92歳・広岡達朗が<24年シーズンと阿部巨人>を一刀両断。「私に言わせれば、蓄積された戦力がある以上ダントツの独走でなければ…」
2024年9月、阿部慎之助新監督率いる読売ジャイアンツが、4年ぶり39度目のセ・リーグ優勝を果たしました。大混戦となった2024年シーズンでしたが、巨人OBで野球解説者の92歳・広岡達朗さんは「巨人が強くなったのではない。他がだらしないのだ」と厳しく評価しています。

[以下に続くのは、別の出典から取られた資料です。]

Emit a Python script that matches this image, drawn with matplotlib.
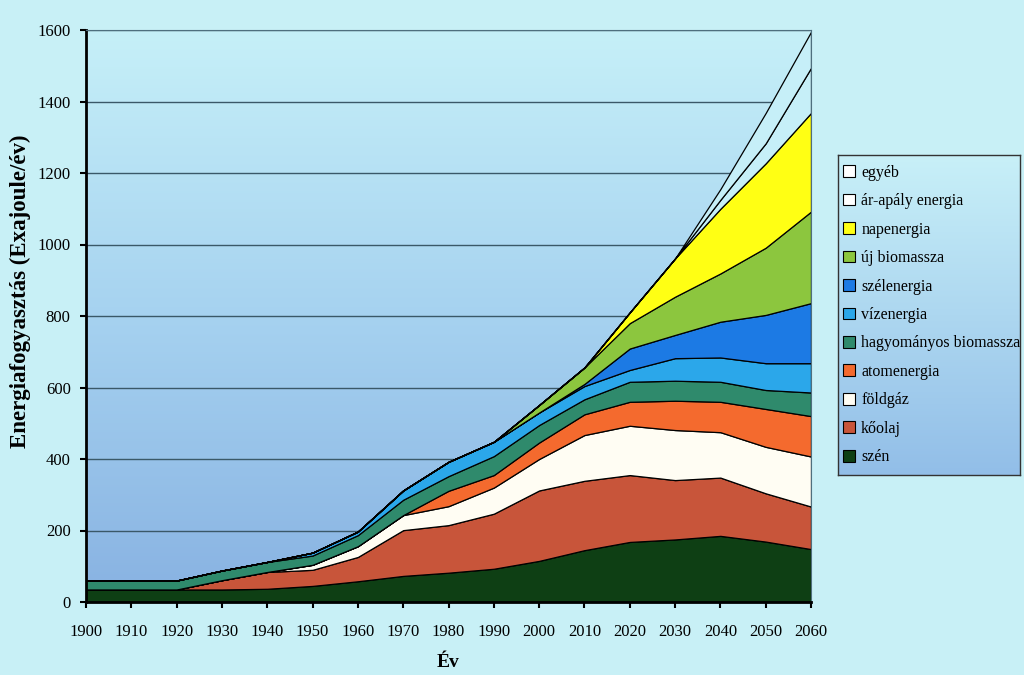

そこで今回は、広岡さんの著書『阿部巨人は本当に強いのか 日本球界への遺言』より一部引用、再編集してお届けします。 【書影】4年ぶりリーグ優勝“新生巨人”の1年目を92歳・大御所OBが激辛総括!広岡達朗『阿部巨人は本当に強いのか 日本球界への遺言』 * * * * * * * ◆大混戦の2024年シーズン 私は毎年、プロ野球が開幕すると、マスコミからシーズンの順位予想を聞かれる。 そんなときは、各チームのキャンプ内容を見て展望を語ることにしている。 そして2024年のセ・リーグは「連覇を目指す岡田阪神と、阿部慎之助を新監督に迎えた巨人が先頭を走り、2年目を迎える新井貴浩監督の広島がそこに絡む展開になるだろう」と見ていた。 ところが阪神、巨人が序盤からもたついて、交流戦が始まるまでは首位・阪神から2位・広島、3位・巨人まで2ゲーム差。4位・中日、5位・DeNAも阪神から4.5ゲーム差にぶら下がって大混戦になった。

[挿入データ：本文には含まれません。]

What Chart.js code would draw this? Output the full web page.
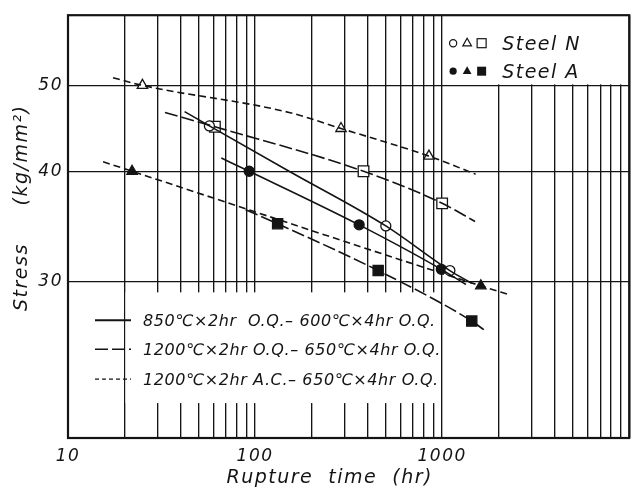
<!DOCTYPE html>
<html>
<head>
<meta charset="utf-8">
<script src="https://cdn.jsdelivr.net/npm/chart.js@4.4.1/dist/chart.umd.min.js"></script>
<style>
html,body{margin:0;padding:0;background:#fff;}
#wrap{width:638px;height:490px;}
</style>
</head>
<body>
<div id="wrap"><canvas id="c" width="638" height="490"></canvas></div>
<script>
// ---- axis ticks ----
const xGridValues = [10, 20, 30, 40, 50, 60, 70, 80, 90, 100, 200, 300, 400, 500, 600, 700, 800, 900, 1000, 2000, 3000, 4000, 5000, 6000, 7000, 8000, 9000, 10000];
const xLabelValues = [10, 100, 1000];
const yTickValues = [30, 40, 50];

// ---- measured points (rupture time hr, stress kg/mm2) ----
// Steel N (open markers)
const circleN_time = [57, 500, 1100];
const circleN_stress = [45.0, 34.7, 30.9];
const squareN_time = [61, 380, 1000];
const squareN_stress = [44.9, 40.0, 36.8];
const triangleN_time = [25, 288, 850];
const triangleN_stress = [50.0, 44.7, 41.6];
// Steel A (filled markers)
const circleA_time = [93, 360, 990];
const circleA_stress = [40.0, 34.8, 31.0];
const squareA_time = [132, 455, 1440];
const squareA_stress = [34.9, 30.9, 27.1];
const triangleA_time = [22, 1610];
const triangleA_stress = [40.0, 29.7];

// ---- hand-drawn curves ----
const fitCircleN_time = [42, 57, 152, 500, 1100, 1440];
const fitCircleN_stress = [46.7, 45.0, 40.0, 34.7, 30.9, 29.9];
const fitCircleA_time = [66, 93, 360, 990, 1340];
const fitCircleA_stress = [41.4, 40.0, 34.8, 31.0, 29.8];
const fitSquareN_time = [33, 61, 380, 1000, 1500];
const fitSquareN_stress = [46.6, 44.9, 40.0, 36.8, 35.1];
const fitSquareA_time = [89, 132, 455, 1440, 1670];
const fitSquareA_stress = [36.2, 34.9, 30.9, 27.1, 26.5];
const fitTriangleN_time = [17.4, 25, 152, 288, 850, 1510];
const fitTriangleN_stress = [51.0, 50.0, 46.6, 44.7, 41.6, 39.7];
const fitTriangleA_time = [15.4, 22, 1610, 2310];
const fitTriangleA_stress = [41.0, 40.0, 29.7, 29.0];

// ---- legend texts ----
const treatmentLabels = [
  '850℃×2hr  O.Q.– 600℃×4hr O.Q.',
  '1200℃×2hr O.Q.– 650℃×4hr O.Q.',
  '1200℃×2hr A.C.– 650℃×4hr O.Q.'
];
const steelLabels = ['Steel N', 'Steel A'];

const INK = '#141414';
const FONT = "'DejaVu Sans'";
const SOLID = [];
const LONGDASH = [13, 4];
const DASH = [7, 4];

function pts(t, s) { return t.map((v, i) => ({x: v, y: s[i]})); }

function curve(t, s, dash) {
  return {type: 'line', data: pts(t, s), showLine: true, borderColor: INK, borderWidth: 1.6,
    borderDash: dash, pointRadius: 0, fill: false, cubicInterpolationMode: 'monotone'};
}
function marks(t, s, style, r, filled) {
  return {type: 'scatter', data: pts(t, s), showLine: false, pointStyle: style, pointRadius: r,
    pointBackgroundColor: filled ? INK : '#fff', pointBorderColor: INK, pointBorderWidth: 1.3};
}

const decor = {
  id: 'decor',
  beforeDraw(chart) { chart.ctx.letterSpacing = '1.5px'; },
  beforeDatasetsDraw(chart) {
    const {ctx, chartArea: a, scales: {x, y}} = chart;
    const x20 = x.getPixelForValue(20), x1000 = x.getPixelForValue(1000);
    const y50 = y.getPixelForValue(50);
    ctx.save();
    ctx.fillStyle = '#fff';
    // blank area behind lower-left legend
    const gTop = y.getPixelForValue(29.2), gBot = y.getPixelForValue(21.9);
    ctx.fillRect(x20 + 1.2, gTop, x1000 - x20 - 2.4, gBot - gTop);
    // blank area behind upper-right legend
    ctx.fillRect(x1000 + 1.2, a.top, a.right - x1000 - 1.2, y50 - 1 - a.top);
    ctx.restore();
  },
  afterDraw(chart) {
    const {ctx, chartArea: a, scales: {x, y}} = chart;
    ctx.save();
    ctx.strokeStyle = INK; ctx.fillStyle = INK;
    ctx.lineWidth = 2.2;
    ctx.setLineDash([]);
    ctx.strokeRect(a.left, a.top, a.right - a.left, a.bottom - a.top);

    // upper-right legend
    const x1000 = x.getPixelForValue(1000);
    const rows = [a.top + 28, a.top + 56];
    ctx.lineWidth = 1.2;
    rows.forEach((ry, i) => {
      const filled = i === 1;
      ctx.beginPath(); ctx.arc(x1000 + 11, ry, 3.6, 0, Math.PI * 2);
      if (filled) ctx.fill(); else ctx.stroke();
      const tx = x1000 + 25, r = 5;
      ctx.beginPath();
      ctx.moveTo(tx, ry - r); ctx.lineTo(tx + r * 0.87, ry + r * 0.55); ctx.lineTo(tx - r * 0.87, ry + r * 0.55); ctx.closePath();
      if (filled) ctx.fill(); else ctx.stroke();
      if (filled) ctx.fillRect(x1000 + 35, ry - 4.5, 9, 9); else ctx.strokeRect(x1000 + 35, ry - 4.5, 9, 9);
      ctx.font = 'italic 19px ' + FONT;
      ctx.textAlign = 'left'; ctx.textBaseline = 'alphabetic';
      ctx.letterSpacing = '1.5px';
      ctx.fillText(steelLabels[i], x1000 + 60, ry + 7);
    });

    // lower-left legend
    const lrows = [a.top + 305, a.top + 334, a.top + 364];
    const dashes = [SOLID, LONGDASH, [4, 3]];
    const widths = [2, 1.4, 1.3];
    lrows.forEach((ry, i) => {
      ctx.beginPath();
      ctx.setLineDash(dashes[i]);
      ctx.lineWidth = widths[i];
      ctx.moveTo(95, ry); ctx.lineTo(131, ry); ctx.stroke();
      ctx.setLineDash([]);
      ctx.font = 'italic 16px ' + FONT;
      ctx.textAlign = 'left'; ctx.textBaseline = 'middle';
      ctx.letterSpacing = '0.6px';
      ctx.fillText(treatmentLabels[i], 143, ry + 2);
    });
    ctx.restore();
  }
};

new Chart(document.getElementById('c'), {
  type: 'scatter',
  data: {
    datasets: [
      curve(fitCircleN_time, fitCircleN_stress, SOLID),
      curve(fitCircleA_time, fitCircleA_stress, SOLID),
      curve(fitSquareN_time, fitSquareN_stress, LONGDASH),
      curve(fitSquareA_time, fitSquareA_stress, LONGDASH),
      curve(fitTriangleN_time, fitTriangleN_stress, DASH),
      curve(fitTriangleA_time, fitTriangleA_stress, DASH),
      marks(circleN_time, circleN_stress, 'circle', 5, false),
      marks(squareN_time, squareN_stress, 'rect', 7.5, false),
      marks(triangleN_time, triangleN_stress, 'triangle', 6, false),
      marks(circleA_time, circleA_stress, 'circle', 5, true),
      marks(squareA_time, squareA_stress, 'rect', 7.2, true),
      marks(triangleA_time, triangleA_stress, 'triangle', 6, true)
    ]
  },
  options: {
    responsive: false,
    animation: false,
    events: [],
    layout: {padding: {top: 12, right: 7, left: 0, bottom: 0}},
    plugins: {legend: {display: false}, tooltip: {enabled: false}},
    scales: {
      x: {
        type: 'logarithmic', min: 10, max: 10000,
        afterBuildTicks: s => { s.ticks = xGridValues.map(v => ({value: v})); },
        afterFit: s => { s.height = 52; },
        grid: {color: INK, lineWidth: 1.35, drawTicks: false},
        border: {display: false},
        ticks: {autoSkip: false, maxRotation: 0, padding: 8, color: INK,
          font: {family: FONT, size: 17, style: 'italic'},
          callback: v => xLabelValues.includes(v) ? String(v) : ''},
        title: {display: true, text: 'Rupture  time  (hr)     ', color: INK,
          font: {family: FONT, size: 19, style: 'italic'}, padding: {top: 0, bottom: 1}}
      },
      y: {
        type: 'logarithmic', min: 20, max: 60,
        afterBuildTicks: s => { s.ticks = yTickValues.map(v => ({value: v})); },
        afterFit: s => { s.width = 68; },
        grid: {color: INK, lineWidth: 1.35, drawTicks: false},
        border: {display: false},
        ticks: {padding: 5, color: INK, font: {family: FONT, size: 17, style: 'italic'},
          callback: v => String(v)},
        title: {display: true, text: '     Stress     (kg/mm²)', color: INK,
          font: {family: FONT, size: 19, style: 'italic'}, padding: {top: 11, bottom: 0}}
      }
    }
  },
  plugins: [decor]
});
</script>
</body>
</html>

◆接戦の実態 順位だけを見ると私の見立て通りだったが、楽天が20年目にして初優勝を飾った交流戦の終了時点では、首位・広島を阪神と巨人が3ゲーム差で追っていたものの、前半戦を終えると首位・巨人、2位・広島、3位・DeNAのゲーム差が最大2.5。 4位・阪神は今季ワーストの26イニング無得点がたたって直前1週間を2勝4敗で折り返し、首位との差が3.5ゲームに開いて失速した。 しかもこの間、日替わりで首位が交代する接戦だった。といえば聞こえはいいが、実態はどのチームも拙攻拙守が多く、プロ野球とは思えないお粗末な試合ばかりだった。 ちなみに前半戦のパ・リーグは、ソフトバンクが2位のロッテに10ゲーム差をつけて独走。3位・日本ハムが追い、前年までリーグを3連覇していたオリックスは5位に転落した。 オリックスの敗因は、絶対的エースだった山本由伸が大谷翔平を追ってドジャースに移籍したからだ。2023年にレッドソックスに移籍した主砲・吉田正尚に続いて、投打の大黒柱が抜けるとこうなる。